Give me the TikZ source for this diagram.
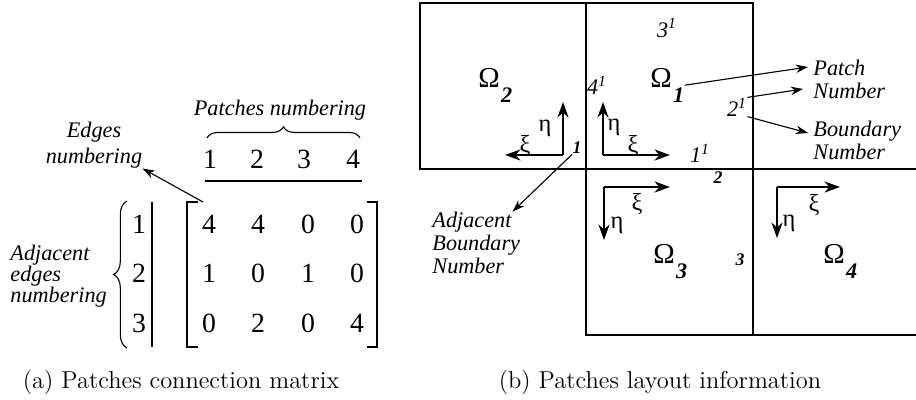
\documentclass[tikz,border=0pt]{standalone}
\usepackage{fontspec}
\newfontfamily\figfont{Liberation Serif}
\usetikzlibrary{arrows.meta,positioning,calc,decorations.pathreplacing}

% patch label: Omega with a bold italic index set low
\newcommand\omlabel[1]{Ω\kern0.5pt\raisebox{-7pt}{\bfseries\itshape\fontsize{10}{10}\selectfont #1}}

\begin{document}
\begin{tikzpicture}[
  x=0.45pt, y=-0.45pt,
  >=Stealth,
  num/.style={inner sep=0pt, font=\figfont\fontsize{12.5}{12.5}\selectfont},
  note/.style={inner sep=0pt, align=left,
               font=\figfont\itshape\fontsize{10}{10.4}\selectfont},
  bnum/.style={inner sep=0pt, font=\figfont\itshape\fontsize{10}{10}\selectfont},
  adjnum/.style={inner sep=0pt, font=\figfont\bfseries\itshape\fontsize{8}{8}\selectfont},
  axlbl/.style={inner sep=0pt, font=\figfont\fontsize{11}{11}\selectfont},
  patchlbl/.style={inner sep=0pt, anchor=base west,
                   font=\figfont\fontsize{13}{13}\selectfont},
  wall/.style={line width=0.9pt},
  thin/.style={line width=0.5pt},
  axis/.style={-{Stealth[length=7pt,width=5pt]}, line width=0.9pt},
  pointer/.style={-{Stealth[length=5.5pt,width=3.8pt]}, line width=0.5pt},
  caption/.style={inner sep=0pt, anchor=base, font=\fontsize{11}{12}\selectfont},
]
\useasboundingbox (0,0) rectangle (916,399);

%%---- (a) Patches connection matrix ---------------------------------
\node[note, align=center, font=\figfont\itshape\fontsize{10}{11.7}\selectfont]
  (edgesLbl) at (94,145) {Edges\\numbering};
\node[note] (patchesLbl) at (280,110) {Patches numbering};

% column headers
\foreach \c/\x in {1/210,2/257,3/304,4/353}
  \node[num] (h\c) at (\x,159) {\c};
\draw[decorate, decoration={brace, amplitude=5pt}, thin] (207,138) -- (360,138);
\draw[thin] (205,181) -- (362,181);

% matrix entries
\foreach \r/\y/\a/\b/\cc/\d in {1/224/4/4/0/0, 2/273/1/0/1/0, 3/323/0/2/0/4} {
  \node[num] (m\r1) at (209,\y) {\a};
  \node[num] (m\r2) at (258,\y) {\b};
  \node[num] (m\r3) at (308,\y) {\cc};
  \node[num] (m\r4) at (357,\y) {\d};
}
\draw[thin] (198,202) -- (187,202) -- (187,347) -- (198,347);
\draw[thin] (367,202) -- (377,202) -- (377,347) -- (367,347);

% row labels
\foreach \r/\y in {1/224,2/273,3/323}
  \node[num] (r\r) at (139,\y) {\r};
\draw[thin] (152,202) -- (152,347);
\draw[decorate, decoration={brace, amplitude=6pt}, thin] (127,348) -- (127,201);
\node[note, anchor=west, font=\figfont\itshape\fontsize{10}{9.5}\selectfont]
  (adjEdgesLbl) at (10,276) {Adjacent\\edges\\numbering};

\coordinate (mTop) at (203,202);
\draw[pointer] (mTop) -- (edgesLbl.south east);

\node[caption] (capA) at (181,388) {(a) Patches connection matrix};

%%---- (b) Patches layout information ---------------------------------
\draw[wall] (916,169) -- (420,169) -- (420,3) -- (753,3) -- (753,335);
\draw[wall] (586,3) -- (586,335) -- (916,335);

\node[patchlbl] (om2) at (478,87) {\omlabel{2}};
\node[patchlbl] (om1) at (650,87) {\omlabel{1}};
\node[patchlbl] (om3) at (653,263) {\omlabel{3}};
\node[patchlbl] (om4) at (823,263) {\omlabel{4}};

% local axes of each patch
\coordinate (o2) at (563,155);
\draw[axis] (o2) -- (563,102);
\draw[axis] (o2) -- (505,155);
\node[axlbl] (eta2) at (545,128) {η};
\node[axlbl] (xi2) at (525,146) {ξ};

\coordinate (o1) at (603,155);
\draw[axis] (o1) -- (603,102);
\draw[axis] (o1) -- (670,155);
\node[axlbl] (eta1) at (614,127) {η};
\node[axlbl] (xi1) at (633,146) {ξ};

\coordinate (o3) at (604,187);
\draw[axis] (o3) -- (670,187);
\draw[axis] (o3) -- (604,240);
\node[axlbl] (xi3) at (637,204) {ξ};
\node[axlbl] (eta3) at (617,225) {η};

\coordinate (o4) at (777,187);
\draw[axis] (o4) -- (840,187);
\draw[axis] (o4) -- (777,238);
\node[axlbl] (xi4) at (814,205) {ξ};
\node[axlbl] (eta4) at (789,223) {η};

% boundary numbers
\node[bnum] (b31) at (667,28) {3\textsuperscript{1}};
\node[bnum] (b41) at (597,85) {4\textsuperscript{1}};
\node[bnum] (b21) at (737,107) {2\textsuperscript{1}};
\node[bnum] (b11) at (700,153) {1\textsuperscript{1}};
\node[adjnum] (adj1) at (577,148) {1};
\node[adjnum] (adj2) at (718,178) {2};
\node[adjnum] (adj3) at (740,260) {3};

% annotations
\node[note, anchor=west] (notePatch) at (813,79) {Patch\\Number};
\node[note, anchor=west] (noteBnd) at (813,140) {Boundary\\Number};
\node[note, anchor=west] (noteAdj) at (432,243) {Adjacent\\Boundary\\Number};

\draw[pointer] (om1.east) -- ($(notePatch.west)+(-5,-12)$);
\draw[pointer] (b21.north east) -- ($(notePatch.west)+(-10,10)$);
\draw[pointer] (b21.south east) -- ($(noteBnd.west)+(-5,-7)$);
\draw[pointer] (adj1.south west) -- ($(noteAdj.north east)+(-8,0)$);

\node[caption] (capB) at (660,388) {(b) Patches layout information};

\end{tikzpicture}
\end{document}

▶ _Objective_: Extract the full listing above verbatim; pictures are to be left out of the copy.

▶ _Result below_:
Give me the TikZ source for this diagram.
\documentclass[tikz,border=0pt]{standalone}
\usepackage{fontspec}
\newfontfamily\figfont{Liberation Serif}
\usetikzlibrary{arrows.meta,positioning,calc,decorations.pathreplacing}

% patch label: Omega with a bold italic index set low
\newcommand\omlabel[1]{Ω\kern0.5pt\raisebox{-7pt}{\bfseries\itshape\fontsize{10}{10}\selectfont #1}}

\begin{document}
\begin{tikzpicture}[
  x=0.45pt, y=-0.45pt,
  >=Stealth,
  num/.style={inner sep=0pt, font=\figfont\fontsize{12.5}{12.5}\selectfont},
  note/.style={inner sep=0pt, align=left,
               font=\figfont\itshape\fontsize{10}{10.4}\selectfont},
  bnum/.style={inner sep=0pt, font=\figfont\itshape\fontsize{10}{10}\selectfont},
  adjnum/.style={inner sep=0pt, font=\figfont\bfseries\itshape\fontsize{8}{8}\selectfont},
  axlbl/.style={inner sep=0pt, font=\figfont\fontsize{11}{11}\selectfont},
  patchlbl/.style={inner sep=0pt, anchor=base west,
                   font=\figfont\fontsize{13}{13}\selectfont},
  wall/.style={line width=0.9pt},
  thin/.style={line width=0.5pt},
  axis/.style={-{Stealth[length=7pt,width=5pt]}, line width=0.9pt},
  pointer/.style={-{Stealth[length=5.5pt,width=3.8pt]}, line width=0.5pt},
  caption/.style={inner sep=0pt, anchor=base, font=\fontsize{11}{12}\selectfont},
]
\useasboundingbox (0,0) rectangle (916,399);

%%---- (a) Patches connection matrix ---------------------------------
\node[note, align=center, font=\figfont\itshape\fontsize{10}{11.7}\selectfont]
  (edgesLbl) at (94,145) {Edges\\numbering};
\node[note] (patchesLbl) at (280,110) {Patches numbering};

% column headers
\foreach \c/\x in {1/210,2/257,3/304,4/353}
  \node[num] (h\c) at (\x,159) {\c};
\draw[decorate, decoration={brace, amplitude=5pt}, thin] (207,138) -- (360,138);
\draw[thin] (205,181) -- (362,181);

% matrix entries
\foreach \r/\y/\a/\b/\cc/\d in {1/224/4/4/0/0, 2/273/1/0/1/0, 3/323/0/2/0/4} {
  \node[num] (m\r1) at (209,\y) {\a};
  \node[num] (m\r2) at (258,\y) {\b};
  \node[num] (m\r3) at (308,\y) {\cc};
  \node[num] (m\r4) at (357,\y) {\d};
}
\draw[thin] (198,202) -- (187,202) -- (187,347) -- (198,347);
\draw[thin] (367,202) -- (377,202) -- (377,347) -- (367,347);

% row labels
\foreach \r/\y in {1/224,2/273,3/323}
  \node[num] (r\r) at (139,\y) {\r};
\draw[thin] (152,202) -- (152,347);
\draw[decorate, decoration={brace, amplitude=6pt}, thin] (127,348) -- (127,201);
\node[note, anchor=west, font=\figfont\itshape\fontsize{10}{9.5}\selectfont]
  (adjEdgesLbl) at (10,276) {Adjacent\\edges\\numbering};

\coordinate (mTop) at (203,202);
\draw[pointer] (mTop) -- (edgesLbl.south east);

\node[caption] (capA) at (181,388) {(a) Patches connection matrix};

%%---- (b) Patches layout information ---------------------------------
\draw[wall] (916,169) -- (420,169) -- (420,3) -- (753,3) -- (753,335);
\draw[wall] (586,3) -- (586,335) -- (916,335);

\node[patchlbl] (om2) at (478,87) {\omlabel{2}};
\node[patchlbl] (om1) at (650,87) {\omlabel{1}};
\node[patchlbl] (om3) at (653,263) {\omlabel{3}};
\node[patchlbl] (om4) at (823,263) {\omlabel{4}};

% local axes of each patch
\coordinate (o2) at (563,155);
\draw[axis] (o2) -- (563,102);
\draw[axis] (o2) -- (505,155);
\node[axlbl] (eta2) at (545,128) {η};
\node[axlbl] (xi2) at (525,146) {ξ};

\coordinate (o1) at (603,155);
\draw[axis] (o1) -- (603,102);
\draw[axis] (o1) -- (670,155);
\node[axlbl] (eta1) at (614,127) {η};
\node[axlbl] (xi1) at (633,146) {ξ};

\coordinate (o3) at (604,187);
\draw[axis] (o3) -- (670,187);
\draw[axis] (o3) -- (604,240);
\node[axlbl] (xi3) at (637,204) {ξ};
\node[axlbl] (eta3) at (617,225) {η};

\coordinate (o4) at (777,187);
\draw[axis] (o4) -- (840,187);
\draw[axis] (o4) -- (777,238);
\node[axlbl] (xi4) at (814,205) {ξ};
\node[axlbl] (eta4) at (789,223) {η};

% boundary numbers
\node[bnum] (b31) at (667,28) {3\textsuperscript{1}};
\node[bnum] (b41) at (597,85) {4\textsuperscript{1}};
\node[bnum] (b21) at (737,107) {2\textsuperscript{1}};
\node[bnum] (b11) at (700,153) {1\textsuperscript{1}};
\node[adjnum] (adj1) at (577,148) {1};
\node[adjnum] (adj2) at (718,178) {2};
\node[adjnum] (adj3) at (740,260) {3};

% annotations
\node[note, anchor=west] (notePatch) at (813,79) {Patch\\Number};
\node[note, anchor=west] (noteBnd) at (813,140) {Boundary\\Number};
\node[note, anchor=west] (noteAdj) at (432,243) {Adjacent\\Boundary\\Number};

\draw[pointer] (om1.east) -- ($(notePatch.west)+(-5,-12)$);
\draw[pointer] (b21.north east) -- ($(notePatch.west)+(-10,10)$);
\draw[pointer] (b21.south east) -- ($(noteBnd.west)+(-5,-7)$);
\draw[pointer] (adj1.south west) -- ($(noteAdj.north east)+(-8,0)$);

\node[caption] (capB) at (660,388) {(b) Patches layout information};

\end{tikzpicture}
\end{document}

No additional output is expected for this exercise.